The creative idea is to see both Nate and Dane. In order to see Nate once more the shoes had to come off. And in order to see Dane confront Dagget the shoes had to go back on Nate’s feet. So it was important to take them off and put them back on in the middle of the episode. Yeah, one might balk at the convenience of this scene and how it is arranged…would those shoes really ever return to his feet once they were off? Of course the flimsy device—the shoes of the dead man returning him to possess the next person wearing them—itself is a bit silly, but the plot plays on the spirit of a victim not just going away until revenge is met, and whatever is used to forward that, whether shoes or literal body parts/organs, causing the personality/memory transference, is of less consequence. The shoes are just that, a plot device. In saying that, I was never quite won over by the episode. I do think Nate gets the shaft in favor of Dane, barely available for us to identify with much. Maybe that is unimportant as he was more or less a vagabond, making his bed wherever possible, but those shoes victimize him. He has no control over what happens to him thanks to Dane. What is Nate’s body to Dane? Dane can just occupy the next vagrant that takes his shoes. Ultimately Nate was taking from the dead and the dead took from him…fate just continued to visit upon Nate misfortune.

Dane eventually convinces Wilma that despite seeing Nate it was him behind the new face. When Dane requests the sugar cube in his drink, Wilma knew he might just be. And when he kisses Wilma, she gradually returns the favor, fully accepting that Dane was in there. So Stevens’ performance has the nuances there to tell us that this body has two people. Dane is clearly a dominant personality while Nate has probably spent some time pushed around and kicked about. Dane’s mission, though, was to get Dagget alone and gun him down in similar fashion…poetic justice, so to speak. But Dagget has hired guns on his payroll, hidden in areas of the office…the perfect setup. Dane wasn’t about to let Nate get gunned down from behind, but couldn’t anticipate the gun behind the bookcase. Dagget is issued a warning from Dane as Nate’s body dies: I’ll keep coming, until I get you!
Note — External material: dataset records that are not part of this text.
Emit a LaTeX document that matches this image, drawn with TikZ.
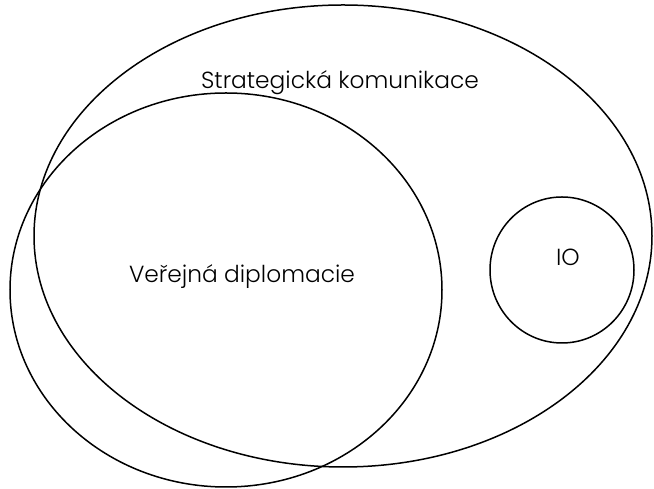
\documentclass[tikz,border=0pt]{standalone}
\usepackage{fontspec}
\setmainfont{Poppins Light}
\begin{document}
\begin{tikzpicture}[x=1pt,y=1pt,
  shape outline/.style={draw=black,line width=1.5pt},
  lbl/.style={font=\fontsize{23.3}{26}\selectfont, inner sep=0pt}]
\useasboundingbox (0,0) rectangle (654,489);
\draw[shape outline] (343,253) ellipse [x radius=309, y radius=231];
\draw[shape outline] (226,199) ellipse [x radius=216, y radius=197];
\draw[shape outline] (562,219) ellipse [x radius=72, y radius=73];
\node[lbl] (t1) at (340,406) {Strategická komunikace};
\node[lbl] (t2) at (242,212) {Veřejná diplomacie};
\node[lbl] (t3) at (568,232) {IO};
\end{tikzpicture}
\end{document}
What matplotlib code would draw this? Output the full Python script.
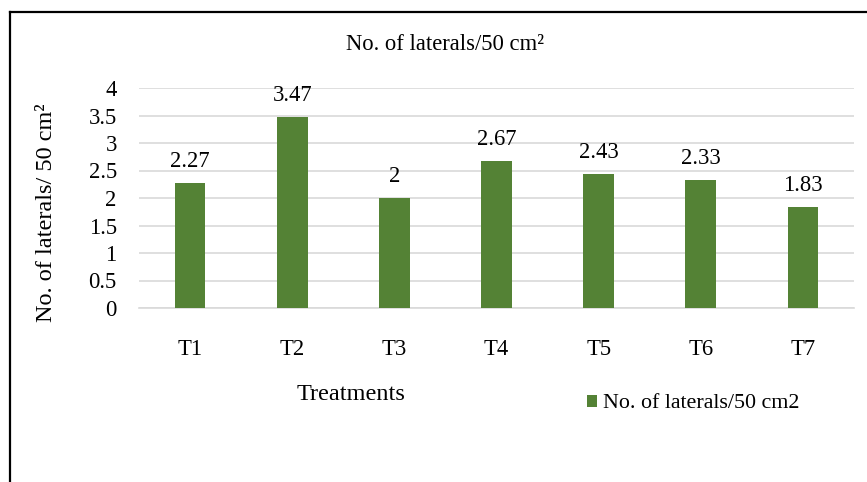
import matplotlib.pyplot as plt
from matplotlib.lines import Line2D

# datos
treatments = ['T1', 'T2', 'T3', 'T4', 'T5', 'T6', 'T7']
laterals = [2.27, 3.47, 2, 2.67, 2.43, 2.33, 1.83]
bar_labels = ['2.27', '3.47', '2', '2.67', '2.43', '2.33', '1.83']
y_ticks = [0, 0.5, 1, 1.5, 2, 2.5, 3, 3.5, 4]
y_ticklabels = ['0', '0.5', '1', '1.5', '2', '2.5', '3', '3.5', '4']

plt.rcParams['font.family'] = ['Liberation Serif', 'DejaVu Serif']

GREEN = '#548235'
GRID = '#d9d9d9'

fig = plt.figure(figsize=(8.67, 4.82), dpi=100)
ax = fig.add_axes([139 / 867, 1 - 308 / 482, 715 / 867, 220 / 482])

x = list(range(len(treatments)))
bars = ax.bar(x, laterals, width=0.30, color=GREEN, zorder=3)

for xi, v, lab in zip(x, laterals, bar_labels):
    ax.annotate(lab, (xi, v), xytext=(0, 8), textcoords='offset points',
                ha='center', va='bottom', fontsize=16.3, color='#000000')

ax.set_xlim(-0.5, len(treatments) - 0.5)
ax.set_ylim(0, 4)
ax.set_yticks(y_ticks)
ax.set_yticklabels(y_ticklabels)
ax.set_xticks(x)
ax.set_xticklabels(treatments)
ax.tick_params(axis='both', length=0, labelsize=16.3)
ax.tick_params(axis='x', pad=22)
ax.tick_params(axis='y', pad=16)
ax.yaxis.grid(True, color=GRID, linewidth=1.2, zorder=0)
for s in ['top', 'right', 'left']:
    ax.spines[s].set_visible(False)
ax.spines['bottom'].set_color(GRID)
ax.spines['bottom'].set_linewidth(1.2)

# titulo y ejes
fig.text(445 / 867, 1 - 45 / 482, 'No. of laterals/50 cm\u00b2',
         ha='center', va='center', fontsize=16.3)
fig.text(351 / 867, 1 - 395 / 482, 'Treatments', ha='center', va='center', fontsize=17.5)
fig.text(47 / 867, 1 - 213 / 482, 'No. of laterals/ 50 cm\u00b2',
         ha='center', va='center', rotation=90, fontsize=17.5)

# leyenda
fig.legend(handles=[bars], labels=['No. of laterals/50 cm2'], loc='center left',
           bbox_to_anchor=(576 / 867, 1 - 404 / 482), frameon=False, fontsize=15.8,
           handlelength=0.45, handleheight=0.45, handletextpad=0.3, borderpad=0)

# marco
fig.add_artist(Line2D([10 / 867, 10 / 867], [0, 1 - 12 / 482], transform=fig.transFigure,
                      color='black', linewidth=1.6))
fig.add_artist(Line2D([10 / 867, 1], [1 - 12 / 482, 1 - 12 / 482], transform=fig.transFigure,
                      color='black', linewidth=1.6))

plt.savefig('out.png', dpi=100)
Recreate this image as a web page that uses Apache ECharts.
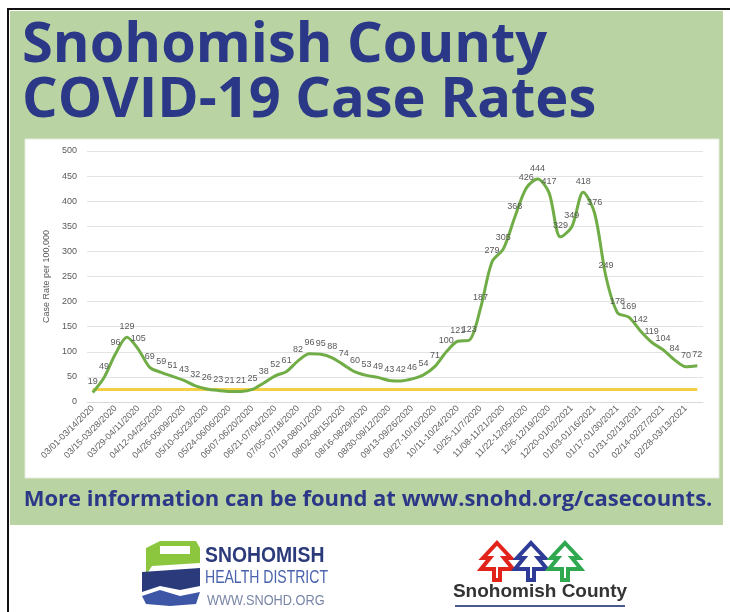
<!DOCTYPE html>
<html>
<head>
<meta charset="utf-8">
<script src="https://cdn.jsdelivr.net/npm/echarts@6/dist/echarts.min.js"></script>
<style>
  html, body { margin: 0; padding: 0; background: #ffffff; }
  #chart { width: 730px; height: 612px; }
</style>
</head>
<body>
<div id="chart"></div>
<script>
// ---- Data ----
const categories = [
  '03/01-03/14/2020','03/08-03/21/2020','03/15-03/28/2020','03/22-04/04/2020',
  '03/29-04/11/2020','04/05-04/18/2020','04/12-04/25/2020','04/19-05/02/2020',
  '04/26-05/09/2020','05/03-05/16/2020','05/10-05/23/2020','05/17-05/30/2020',
  '05/24-06/06/2020','05/31-06/13/2020','06/07-06/20/2020','06/14-06/27/2020',
  '06/21-07/04/2020','06/28-07/11/2020','07/05-07/18/2020','07/12-07/25/2020',
  '07/19-08/01/2020','07/26-08/08/2020','08/02-08/15/2020','08/09-08/22/2020',
  '08/16-08/29/2020','08/23-09/05/2020','08/30-09/12/2020','09/06-09/19/2020',
  '09/13-09/26/2020','09/20-10/03/2020','09/27-10/10/2020','10/04-10/17/2020',
  '10/11-10/24/2020','10/18-10/31/2020','10/25-11/7/2020','11/01-11/14/2020',
  '11/08-11/21/2020','11/15-11/28/2020','11/22-12/05/2020','11/29-12/12/2020',
  '12/6-12/19/2020','12/13-12/26/2020','12/20-01/02/2021','12/27-01/09/2021',
  '01/03-01/16/2021','01/10-01/23/2021','01/17-01/30/2021','01/24-02/06/2021',
  '01/31-02/13/2021','02/07-02/20/2021','02/14-02/27/2021','02/21-03/06/2021',
  '02/28-03/13/2021','03/07-03/20/2021'
];
const caseRates = [
  19, 49, 96, 129, 105, 69, 59, 51, 43, 32,
  26, 23, 21, 21, 25, 38, 52, 61, 82, 96,
  95, 88, 74, 60, 53, 49, 43, 42, 46, 54,
  71, 100, 121, 123, 187, 279, 305, 368, 426, 444,
  417, 329, 349, 418, 376, 249, 178, 169, 142, 119,
  104, 84, 70, 72
];
const thresholdRate = 25;
const yAxisMin = 0;
const yAxisMax = 500;
const yAxisStep = 50;

const titleLines = ['Snohomish County', 'COVID-19 Case Rates'];
const footerText = 'More information can be found at www.snohd.org/casecounts.';
const yAxisTitle = 'Case Rate per 100,000';

// ---- Chart ----
const chart = echarts.init(document.getElementById('chart'), null, { renderer: 'canvas' });
const NAVY = '#2b3787';
const GREEN_BG = '#bad3a2';

function tree(cx, top, color) {
  const p = [
    [cx, top], [cx + 14, top + 15], [cx + 7, top + 15], [cx + 16, top + 26],
    [cx + 3, top + 26], [cx + 3, top + 37], [cx - 3, top + 37], [cx - 3, top + 26],
    [cx - 16, top + 26], [cx - 7, top + 15], [cx - 14, top + 15]
  ];
  return {
    type: 'polygon', shape: { points: p },
    style: { fill: 'none', stroke: color, lineWidth: 4, lineJoin: 'miter' }, z: 10
  };
}

const graphics = [
  { type: 'rect', shape: { x: 7, y: 8, width: 2, height: 604 }, style: { fill: '#111' }, z: 1 },
  { type: 'rect', shape: { x: 7, y: 8, width: 723, height: 2 }, style: { fill: '#111' }, z: 1 },
  { type: 'rect', shape: { x: 10, y: 11, width: 713, height: 514 }, style: { fill: GREEN_BG }, z: 0 },
  { type: 'rect', shape: { x: 25, y: 139, width: 694, height: 339 },
    style: { fill: '#ffffff', stroke: '#e4ebdc', lineWidth: 1 }, z: 0 },
  { type: 'text', x: 22, y: 46, z: 10,
    style: { text: titleLines[0], font: 'bold 56px "Open Sans"', fill: NAVY, verticalAlign: 'middle' } },
  { type: 'text', x: 22, y: 101, z: 10,
    style: { text: titleLines[1], font: 'bold 56px "Open Sans"', fill: NAVY, verticalAlign: 'middle' } },
  { type: 'text', x: 368, y: 500, z: 10,
    style: { text: footerText, font: 'bold 22px "Open Sans"', fill: NAVY, align: 'center', verticalAlign: 'middle' } },

  // left logo icon (approximation)
  { type: 'polygon', shape: { points: [[146,548],[160,541],[196,541],[200,548],[200,563],[152,566],[146,575]] },
    style: { fill: '#8cc63f' }, z: 10 },
  { type: 'rect', shape: { x: 160, y: 546, width: 30, height: 8 }, style: { fill: '#ffffff' }, z: 11 },
  { type: 'polygon', shape: { points: [[142,572],[200,568],[200,586],[180,590],[160,586],[142,592]] },
    style: { fill: '#2b3a7a' }, z: 10 },
  { type: 'polygon', shape: { points: [[142,596],[160,590],[180,596],[200,592],[196,604],[170,606],[146,604]] },
    style: { fill: '#3d56a6' }, z: 10 },
  { type: 'text', x: 205, y: 556, scaleX: 0.88, z: 10,
    style: { text: 'SNOHOMISH', font: 'bold 22px "Liberation Sans"', fill: '#2b3a7a', verticalAlign: 'middle' } },
  { type: 'text', x: 205, y: 578, scaleX: 0.78, z: 10,
    style: { text: 'HEALTH DISTRICT', font: '18px "Liberation Sans"', fill: '#4a63ad', verticalAlign: 'middle' } },
  { type: 'text', x: 207, y: 601, scaleX: 0.85, z: 10,
    style: { text: 'WWW.SNOHD.ORG', font: '15px "Liberation Sans"', fill: '#7a86a8', verticalAlign: 'middle' } },

  // right logo
  tree(497, 543, '#e2231a'),
  tree(531, 543, '#2e3c97'),
  tree(565, 543, '#2fa84f'),
  { type: 'text', x: 540, y: 592, z: 10,
    style: { text: 'Snohomish County', font: 'bold 19px "Liberation Sans"', fill: '#333333', align: 'center', verticalAlign: 'middle' } },
  { type: 'rect', shape: { x: 455, y: 605, width: 170, height: 2 }, style: { fill: '#4a5a8a' }, z: 10 }
];

const option = {
  animation: false,
  backgroundColor: '#ffffff',
  graphic: graphics,
  grid: { left: 87, right: 27, top: 151, bottom: 210, containLabel: false },
  xAxis: {
    type: 'category',
    data: categories,
    boundaryGap: true,
    axisLine: { show: true, lineStyle: { color: '#d9d9d9' } },
    axisTick: { show: false },
    axisLabel: { interval: 1, rotate: 45, fontSize: 9, color: '#606060', fontFamily: 'Liberation Sans', margin: 5 }
  },
  yAxis: {
    type: 'value',
    min: yAxisMin, max: yAxisMax, interval: yAxisStep,
    name: yAxisTitle,
    nameLocation: 'middle',
    nameGap: 36,
    nameRotate: 90,
    nameTextStyle: { fontSize: 9, color: '#595959', fontFamily: 'Liberation Sans' },
    axisLine: { show: false },
    axisTick: { show: false },
    axisLabel: { fontSize: 9, color: '#595959', fontFamily: 'Liberation Sans', margin: 10 },
    splitLine: { lineStyle: { color: '#e3e3e3', width: 1 } }
  },
  series: [{
    type: 'line',
    data: caseRates,
    smooth: 0.3,
    symbol: 'circle',
    symbolSize: 1,
    showSymbol: true,
    itemStyle: { color: 'rgba(112,173,71,0)' },
    lineStyle: { color: '#70ad47', width: 3 },
    label: { show: true, position: 'top', distance: 6, fontSize: 9, color: '#595959', fontFamily: 'Liberation Sans' },
    labelLayout: { hideOverlap: false },
    markLine: {
      silent: true,
      symbol: 'none',
      label: { show: false },
      lineStyle: { color: '#f3cf45', width: 3, type: 'solid' },
      data: [[
        { coord: [categories[0], thresholdRate] },
        { coord: [categories[categories.length - 1], thresholdRate] }
      ]]
    },
    z: 5
  }]
};
chart.setOption(option);
</script>
</body>
</html>
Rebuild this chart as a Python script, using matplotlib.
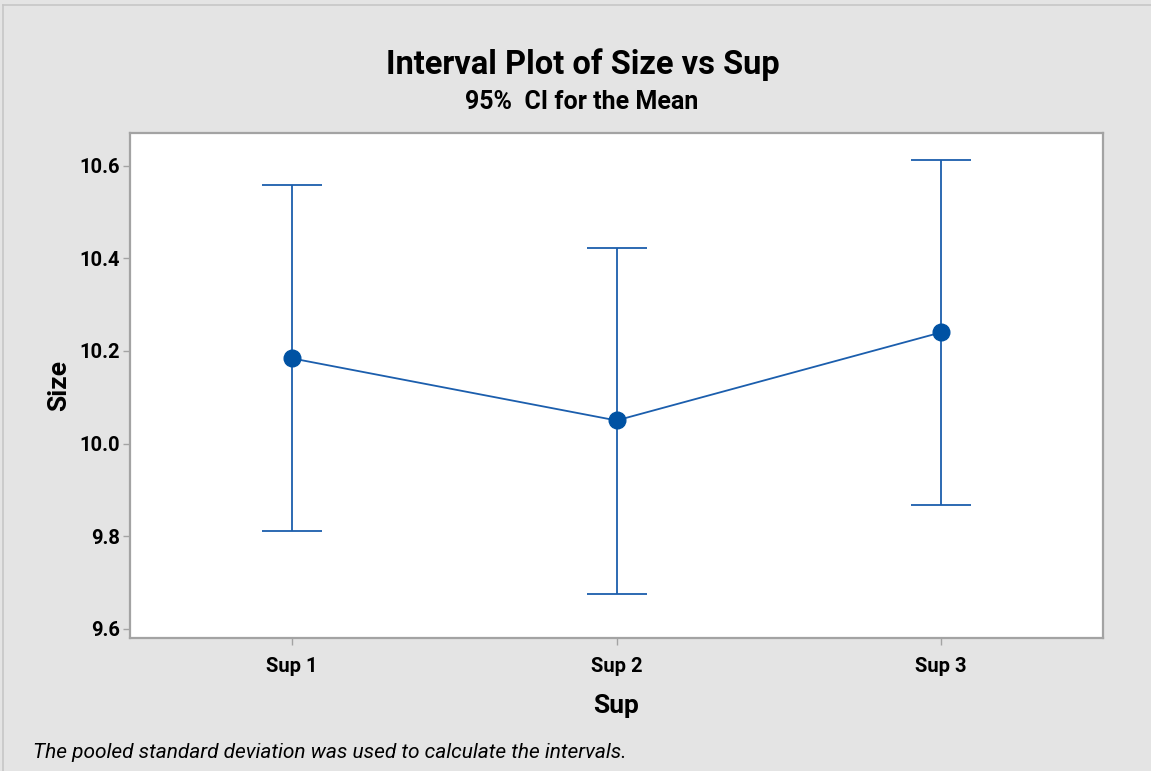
import matplotlib
matplotlib.use("Agg")
import matplotlib.pyplot as plt
from matplotlib.lines import Line2D

plt.rcParams['font.family'] = ['Roboto', 'DejaVu Sans']

# Interval data: group means with 95% confidence limits
groups = ["Sup 1", "Sup 2", "Sup 3"]
means = [10.184, 10.050, 10.240]
ci_lower = [9.811, 9.676, 9.868]
ci_upper = [10.558, 10.422, 10.613]
yticks = [9.6, 9.8, 10.0, 10.2, 10.4, 10.6]

W, H, DPI = 1151, 771, 100
fig = plt.figure(figsize=(W / DPI, H / DPI), dpi=DPI, facecolor="#E4E4E4")

# thin frame line around the graph region
fig.add_artist(Line2D([3 / W, 3 / W], [0, 1 - 5 / H], transform=fig.transFigure,
                      color="#C6C6C6", lw=1.2))
fig.add_artist(Line2D([3 / W, 1], [1 - 5 / H, 1 - 5 / H], transform=fig.transFigure,
                      color="#C6C6C6", lw=1.2))

ax = fig.add_axes([130 / W, 133.3 / H, (1103 - 130) / W, (637.7 - 133.3) / H])
ax.set_facecolor("white")

x = list(range(1, len(groups) + 1))
yerr = [[m - lo for m, lo in zip(means, ci_lower)],
        [hi - m for m, hi in zip(means, ci_upper)]]

line_col = "#1B5EAD"
ax.errorbar(x, means, yerr=yerr, fmt="none", ecolor=line_col, elinewidth=1.3,
            capsize=21.6, capthick=1.3, zorder=2)
ax.plot(x, means, color=line_col, lw=1.3, zorder=3)
ax.plot(x, means, "o", color="#0052A3", markersize=12, zorder=4)

ax.set_xlim(0.5, 3.5)
ax.set_ylim(9.581, 10.670)
ax.set_xticks(x)
ax.set_xticklabels(groups)
ax.set_yticks(yticks)
ax.set_yticklabels([f"{v:.1f}" for v in yticks])

for s in ax.spines.values():
    s.set_color("#A3A3A3")
    s.set_linewidth(1.6)

ax.tick_params(axis="both", direction="out", length=5, width=1, color="#A3A3A3",
               labelsize=14.5, labelcolor="black")
for lab in ax.get_xticklabels() + ax.get_yticklabels():
    lab.set_fontweight("bold")
ax.tick_params(axis="x", pad=9)
ax.tick_params(axis="y", pad=2)

ax.set_xlabel("Sup", fontsize=19, fontweight="bold", labelpad=13)
ax.set_ylabel("Size", fontsize=19, fontweight="bold", labelpad=6)

fig.text(583 / W, 1 - 65 / H, "Interval Plot of Size vs Sup", ha="center", va="center",
         fontsize=23.5, fontweight="bold")
fig.text(582 / W, 1 - 102 / H, "95%  CI for the Mean", ha="center", va="center",
         fontsize=18, fontweight="bold")
fig.text(33 / W, 1 - 752 / H,
         "The pooled standard deviation was used to calculate the intervals.",
         ha="left", va="center", fontsize=15, fontstyle="italic")

fig.savefig("out.png", dpi=DPI, facecolor=fig.get_facecolor())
I think the story has some potential but I'm not sure it should have been wasted on a tired gangster story. We run through the same gangster cliches and the end result is no surprise...one rotter kills another. The exception of Nate being unknowingly involved without any say-so is what sets this episode apart. But a better story certainly might have taken the dead shoes and produced something a bit more original.